Critical reaction to the Berkshire experiment has ranged from incredulous to rhapsodic. After the very first performance, the Berkshire Eagle reported that the Verdi Requiem was performed "with such shattering impact and such refined musical interpretation, it would be difficult to find a better reading among established organizations." The season's final performance led the reviewer to observe: "First and foremost, the Institute has proved the unlikely premise that it is possible to assemble a group of singers from all over the country... mold them into a cohesive singing unit in a scant six days, and present first-rate performances."

But in evaluating BCI, it is not the judgment of the press or the presence of even the most charismatic conductor which must ultimately be considered.

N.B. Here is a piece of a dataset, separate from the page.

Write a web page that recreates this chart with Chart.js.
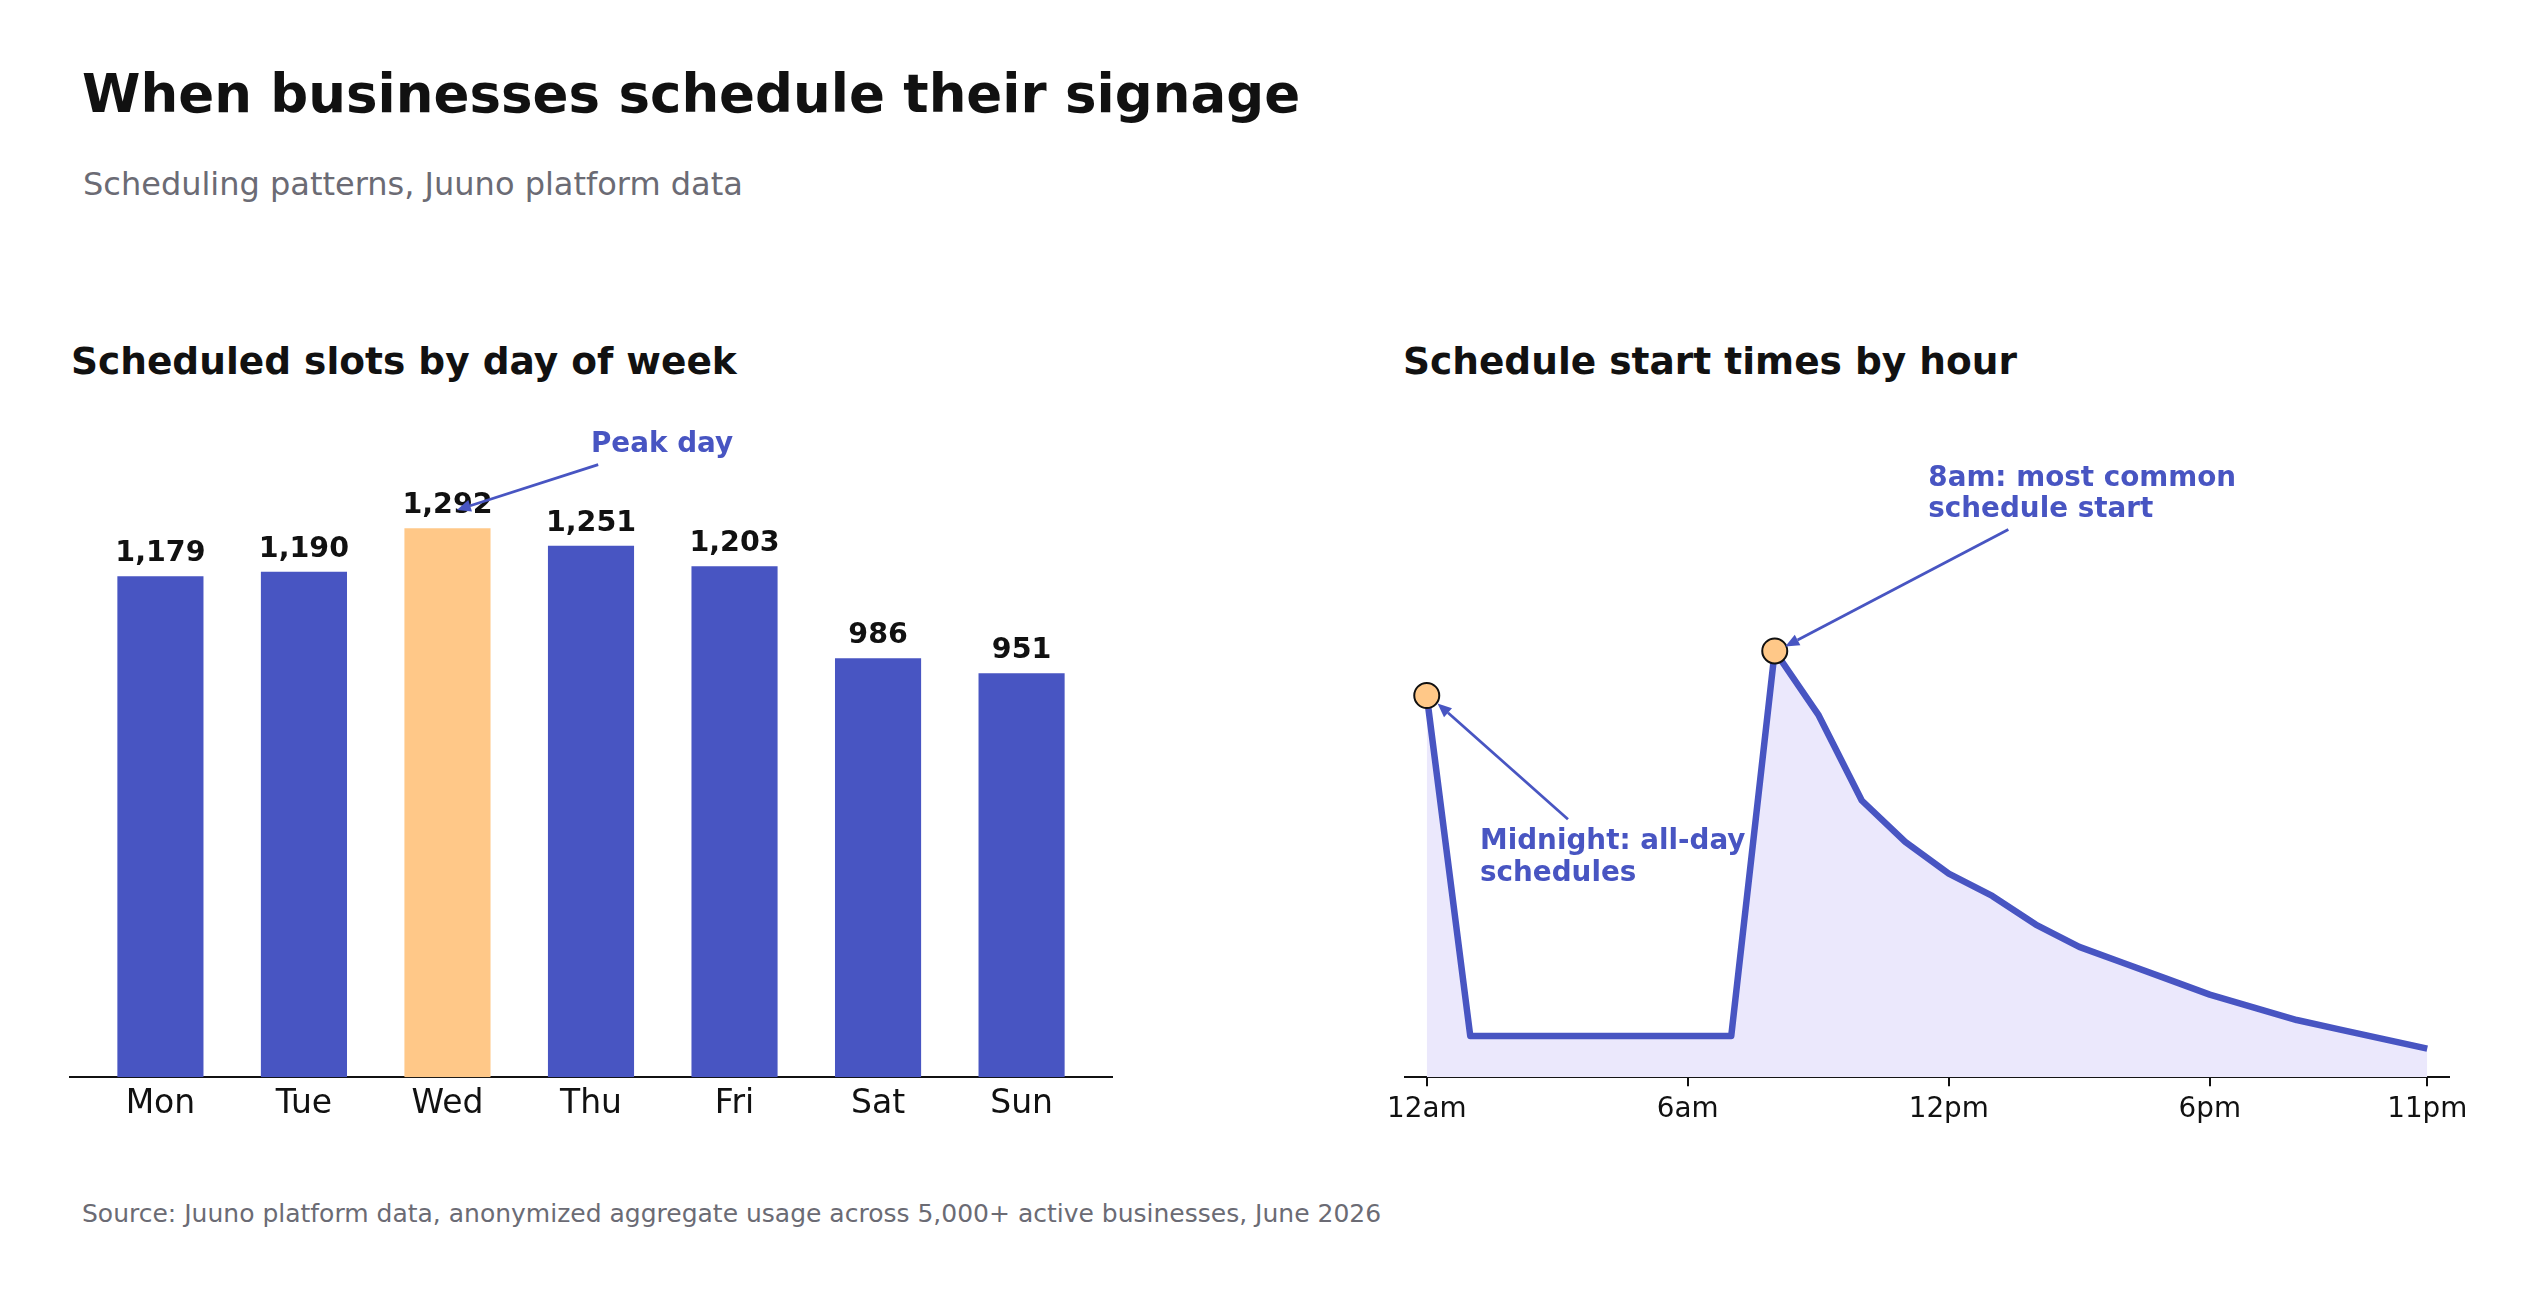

It is the feeling of the participants themselves, of the lady from Florida who cut short her vacation in Ireland to attend, or the good-natured woman whose luggage was lost when she changed buses and who nevertheless was more excited by the presence of Brahms than by the absence of bags. "I came to BCI prepared only to immerse myself in music and the mountains for a week," wrote a singer from Connecticut. "I left BCI touched by an experience which truly bordered on the spiritual. It has been most difficult to express my feelings about that week to people who didn't share it with me, and quite wonderful to find many of those who were there keeping in touch and building on the new friendships that were made."

No wonder the applause in the hockey rink seemed like a celebration.